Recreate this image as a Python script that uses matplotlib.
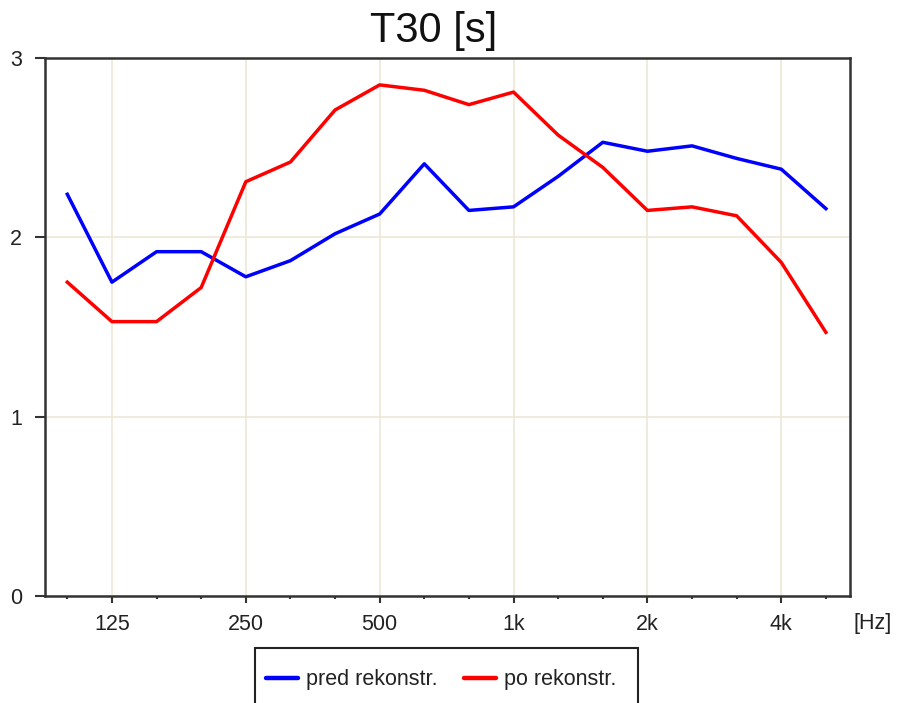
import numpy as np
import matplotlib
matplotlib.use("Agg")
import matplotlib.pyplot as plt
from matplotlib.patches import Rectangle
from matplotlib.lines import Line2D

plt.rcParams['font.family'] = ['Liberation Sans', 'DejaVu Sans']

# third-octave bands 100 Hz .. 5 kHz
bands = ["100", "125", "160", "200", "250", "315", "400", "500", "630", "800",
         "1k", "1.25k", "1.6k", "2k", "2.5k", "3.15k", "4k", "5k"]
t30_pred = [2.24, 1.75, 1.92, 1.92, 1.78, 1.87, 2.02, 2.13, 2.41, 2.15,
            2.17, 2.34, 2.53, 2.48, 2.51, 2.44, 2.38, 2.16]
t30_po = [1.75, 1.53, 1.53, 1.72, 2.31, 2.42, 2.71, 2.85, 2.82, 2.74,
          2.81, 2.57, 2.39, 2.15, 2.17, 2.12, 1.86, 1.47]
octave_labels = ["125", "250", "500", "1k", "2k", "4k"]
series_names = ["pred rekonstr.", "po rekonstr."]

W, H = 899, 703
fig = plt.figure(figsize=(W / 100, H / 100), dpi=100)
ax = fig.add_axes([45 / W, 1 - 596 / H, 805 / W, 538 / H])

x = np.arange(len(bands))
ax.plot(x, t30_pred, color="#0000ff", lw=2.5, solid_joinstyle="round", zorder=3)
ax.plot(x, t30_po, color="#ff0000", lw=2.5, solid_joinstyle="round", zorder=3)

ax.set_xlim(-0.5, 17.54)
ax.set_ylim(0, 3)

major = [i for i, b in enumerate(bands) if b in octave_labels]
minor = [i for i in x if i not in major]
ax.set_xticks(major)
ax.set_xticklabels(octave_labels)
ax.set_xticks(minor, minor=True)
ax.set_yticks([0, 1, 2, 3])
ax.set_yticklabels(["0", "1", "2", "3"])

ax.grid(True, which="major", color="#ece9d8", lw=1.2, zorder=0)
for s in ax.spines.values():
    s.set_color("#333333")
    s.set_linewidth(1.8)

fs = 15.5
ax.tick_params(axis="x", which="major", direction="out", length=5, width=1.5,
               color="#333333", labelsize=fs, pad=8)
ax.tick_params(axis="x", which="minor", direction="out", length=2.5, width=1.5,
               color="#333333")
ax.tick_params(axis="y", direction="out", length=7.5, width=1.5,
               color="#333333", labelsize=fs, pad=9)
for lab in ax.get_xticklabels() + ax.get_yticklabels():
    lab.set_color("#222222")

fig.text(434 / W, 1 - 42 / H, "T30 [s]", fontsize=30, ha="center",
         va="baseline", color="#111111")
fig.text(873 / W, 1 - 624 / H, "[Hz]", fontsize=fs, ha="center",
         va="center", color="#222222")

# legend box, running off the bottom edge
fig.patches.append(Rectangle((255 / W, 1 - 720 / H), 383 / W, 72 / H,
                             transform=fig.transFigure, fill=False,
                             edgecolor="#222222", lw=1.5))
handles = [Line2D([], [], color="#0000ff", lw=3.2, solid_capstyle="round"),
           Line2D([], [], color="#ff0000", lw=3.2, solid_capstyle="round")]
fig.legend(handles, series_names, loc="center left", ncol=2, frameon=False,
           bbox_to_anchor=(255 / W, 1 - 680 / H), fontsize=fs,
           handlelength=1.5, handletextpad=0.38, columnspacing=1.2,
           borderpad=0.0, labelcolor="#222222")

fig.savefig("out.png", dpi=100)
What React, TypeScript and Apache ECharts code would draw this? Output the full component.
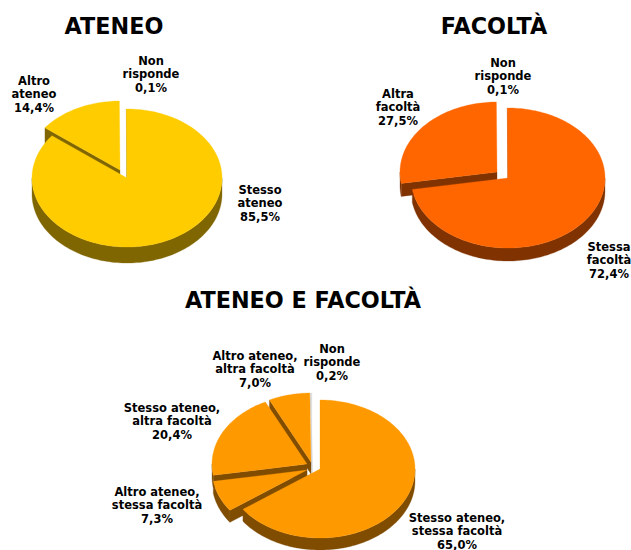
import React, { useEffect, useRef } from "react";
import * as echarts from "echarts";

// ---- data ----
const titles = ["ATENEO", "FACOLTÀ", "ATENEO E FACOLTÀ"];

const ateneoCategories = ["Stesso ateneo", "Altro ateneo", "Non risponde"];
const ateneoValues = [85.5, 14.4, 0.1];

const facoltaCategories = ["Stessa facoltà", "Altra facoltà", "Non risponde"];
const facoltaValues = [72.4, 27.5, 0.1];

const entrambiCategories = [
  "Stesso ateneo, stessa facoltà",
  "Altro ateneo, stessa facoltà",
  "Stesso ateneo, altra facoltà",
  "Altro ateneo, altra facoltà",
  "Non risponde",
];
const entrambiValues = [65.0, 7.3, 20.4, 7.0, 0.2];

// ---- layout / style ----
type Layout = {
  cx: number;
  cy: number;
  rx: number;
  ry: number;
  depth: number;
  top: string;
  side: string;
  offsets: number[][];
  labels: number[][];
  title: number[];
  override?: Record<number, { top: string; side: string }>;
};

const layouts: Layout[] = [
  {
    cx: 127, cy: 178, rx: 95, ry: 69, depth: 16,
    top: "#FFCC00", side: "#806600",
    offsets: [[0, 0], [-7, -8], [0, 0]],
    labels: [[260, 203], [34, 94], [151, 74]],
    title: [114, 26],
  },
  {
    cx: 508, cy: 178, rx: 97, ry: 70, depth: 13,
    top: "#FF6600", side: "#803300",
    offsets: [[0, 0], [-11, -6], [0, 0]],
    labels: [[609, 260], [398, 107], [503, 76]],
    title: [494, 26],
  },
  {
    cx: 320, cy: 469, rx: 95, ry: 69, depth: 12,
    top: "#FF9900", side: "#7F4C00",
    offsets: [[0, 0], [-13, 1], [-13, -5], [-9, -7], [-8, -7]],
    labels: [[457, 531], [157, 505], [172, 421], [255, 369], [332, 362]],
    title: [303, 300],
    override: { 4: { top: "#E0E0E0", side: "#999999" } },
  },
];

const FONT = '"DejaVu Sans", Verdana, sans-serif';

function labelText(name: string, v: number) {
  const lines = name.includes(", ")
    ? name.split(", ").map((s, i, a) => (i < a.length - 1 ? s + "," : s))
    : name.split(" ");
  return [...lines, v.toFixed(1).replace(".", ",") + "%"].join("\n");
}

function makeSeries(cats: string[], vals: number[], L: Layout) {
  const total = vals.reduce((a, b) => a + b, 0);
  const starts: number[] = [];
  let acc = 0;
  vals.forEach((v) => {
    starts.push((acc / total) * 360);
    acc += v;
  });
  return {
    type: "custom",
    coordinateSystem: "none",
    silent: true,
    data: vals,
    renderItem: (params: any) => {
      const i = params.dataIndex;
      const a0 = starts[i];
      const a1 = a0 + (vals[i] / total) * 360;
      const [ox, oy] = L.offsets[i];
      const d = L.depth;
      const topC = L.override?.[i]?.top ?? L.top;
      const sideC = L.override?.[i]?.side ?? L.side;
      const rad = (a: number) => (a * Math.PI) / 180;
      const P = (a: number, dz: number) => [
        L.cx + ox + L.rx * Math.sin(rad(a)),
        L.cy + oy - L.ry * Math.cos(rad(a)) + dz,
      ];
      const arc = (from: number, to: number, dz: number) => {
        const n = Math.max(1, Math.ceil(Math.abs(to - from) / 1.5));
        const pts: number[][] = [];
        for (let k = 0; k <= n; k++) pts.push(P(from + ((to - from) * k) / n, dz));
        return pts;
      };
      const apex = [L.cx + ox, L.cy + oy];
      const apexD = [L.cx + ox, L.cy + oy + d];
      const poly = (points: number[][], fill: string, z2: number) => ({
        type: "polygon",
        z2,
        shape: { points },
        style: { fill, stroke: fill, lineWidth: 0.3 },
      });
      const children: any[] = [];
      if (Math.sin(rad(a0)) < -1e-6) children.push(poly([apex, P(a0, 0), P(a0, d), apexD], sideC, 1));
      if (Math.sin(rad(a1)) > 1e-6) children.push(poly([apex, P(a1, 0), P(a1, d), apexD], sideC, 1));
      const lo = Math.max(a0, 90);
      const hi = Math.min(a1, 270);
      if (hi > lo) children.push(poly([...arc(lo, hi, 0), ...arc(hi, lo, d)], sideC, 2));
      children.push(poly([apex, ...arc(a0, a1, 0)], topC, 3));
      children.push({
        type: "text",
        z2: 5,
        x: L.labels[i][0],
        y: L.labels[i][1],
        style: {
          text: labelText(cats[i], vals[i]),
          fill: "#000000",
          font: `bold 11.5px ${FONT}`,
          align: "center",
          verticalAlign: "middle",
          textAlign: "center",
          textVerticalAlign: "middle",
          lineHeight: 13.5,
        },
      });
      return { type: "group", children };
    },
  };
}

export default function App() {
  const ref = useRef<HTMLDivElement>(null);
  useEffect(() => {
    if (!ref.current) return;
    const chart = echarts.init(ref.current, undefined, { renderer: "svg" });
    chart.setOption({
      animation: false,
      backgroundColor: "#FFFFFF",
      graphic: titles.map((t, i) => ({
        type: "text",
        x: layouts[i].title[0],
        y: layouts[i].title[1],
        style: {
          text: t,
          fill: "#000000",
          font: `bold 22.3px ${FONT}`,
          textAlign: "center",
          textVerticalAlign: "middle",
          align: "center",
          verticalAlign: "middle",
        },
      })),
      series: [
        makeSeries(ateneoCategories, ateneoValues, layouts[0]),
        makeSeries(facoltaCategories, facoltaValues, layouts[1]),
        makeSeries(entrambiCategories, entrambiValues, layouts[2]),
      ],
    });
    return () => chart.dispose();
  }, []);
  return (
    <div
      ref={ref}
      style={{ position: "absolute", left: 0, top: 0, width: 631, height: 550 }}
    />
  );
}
☆ ☆ ☆ ☆
What the exercise asks: Above are some records. Reproduce the lines from the one with "What React, TypeScript" down to the one with "const facoltaValues = [72.4, 27.5, 0.1];", keeping both, and leave every picture out.

Solution below:
What React, TypeScript and Apache ECharts code would draw this? Output the full component.
import React, { useEffect, useRef } from "react";
import * as echarts from "echarts";

// ---- data ----
const titles = ["ATENEO", "FACOLTÀ", "ATENEO E FACOLTÀ"];

const ateneoCategories = ["Stesso ateneo", "Altro ateneo", "Non risponde"];
const ateneoValues = [85.5, 14.4, 0.1];

const facoltaCategories = ["Stessa facoltà", "Altra facoltà", "Non risponde"];
const facoltaValues = [72.4, 27.5, 0.1];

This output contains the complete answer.